Interestingly, much of this talk about overzealous enforcement is brought on by the behavior of big business itself, yet another sign that corporate America still does not get it. Instead of self-policing their accounting practices, many companies appear to be focusing on issues of personal behavior by employees that are of little concern to shareholders or the public. This goes beyond the forced resignation of the chief executive of Boeing, Harry Stonecipher, for having a consensual affair with an employee. Early this year, Bank of America, which has paid nearly $1 billion in fines over the last year for various transgressions, fired a highly regarded bond analyst, Andrew Susser, for his stab at humor in a research report on the casino and lodging industry. On its cover, which carried the title "Checking In," Mr. Susser's face was superimposed over the body of a woman in a cocktail party dress and heels who was being carried over the threshold by a man, as reported by Landon Thomas Jr. in The Times. This is sophomoric behavior, certainly, but not grounds for dismissal; at least it was not back in the days before the business sections of newspapers started reading like rap sheets.
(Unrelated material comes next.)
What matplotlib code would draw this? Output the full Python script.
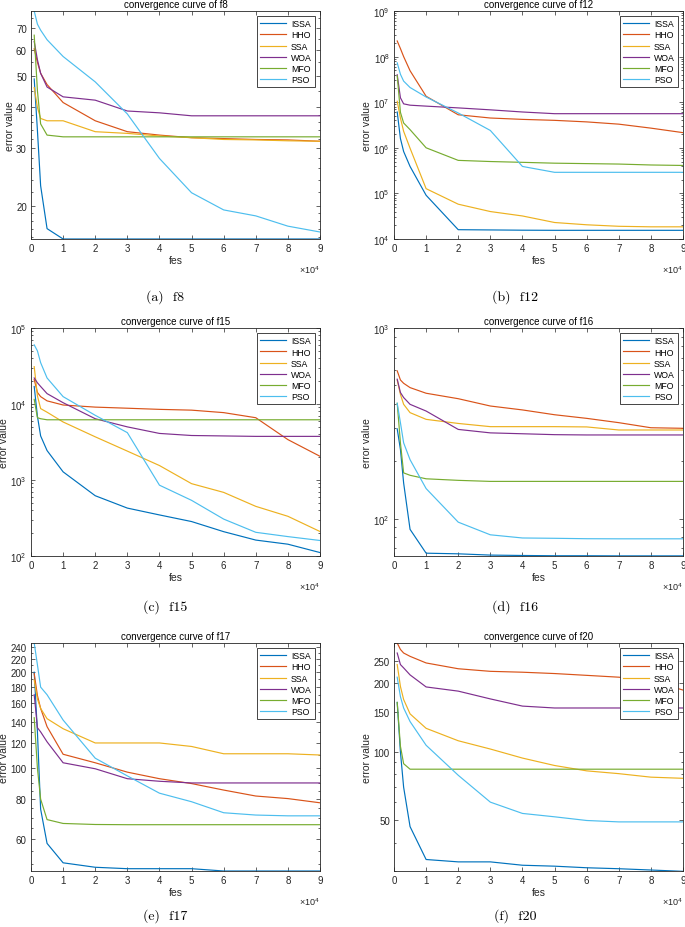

Instead of singling out low- and middle-level executives, big business would better spend its time going after the top-tier people for overstating earnings and sliding expenses around. After paying a $300 million fine to settle charges by the Securities and Exchange Commission that it overstated advertising revenue, Time Warner did not dismiss the executives, including the chief financial officer, who approved the accounting.
What this shows is not that law enforcement is overzealous, but that upholding the public interest is still too much at the whim of individual officials. The decision by the New York attorney general, Eliot Spitzer, to take on the finance industry was a good thing, but the public should not have to depend on one individual's deciding to take up such a cause.
Still, as long as we are in this pattern, it is a good sign that some of these eager officials are turning their attention from shareholder protection to consumer protection. Minnesota's attorney general recently sued two subsidiaries of the Capital One Financial Corporation, alleging that their supposed "low" and "fixed" interest rates on credit cards are actually neither. The suit alleges that for many consumers, the rates went up - as high as 25.9 percent - if they were just a day late in paying their bills.
That kind of action is what the American middle class - on whose shoulders rests so much of the world economy - needs.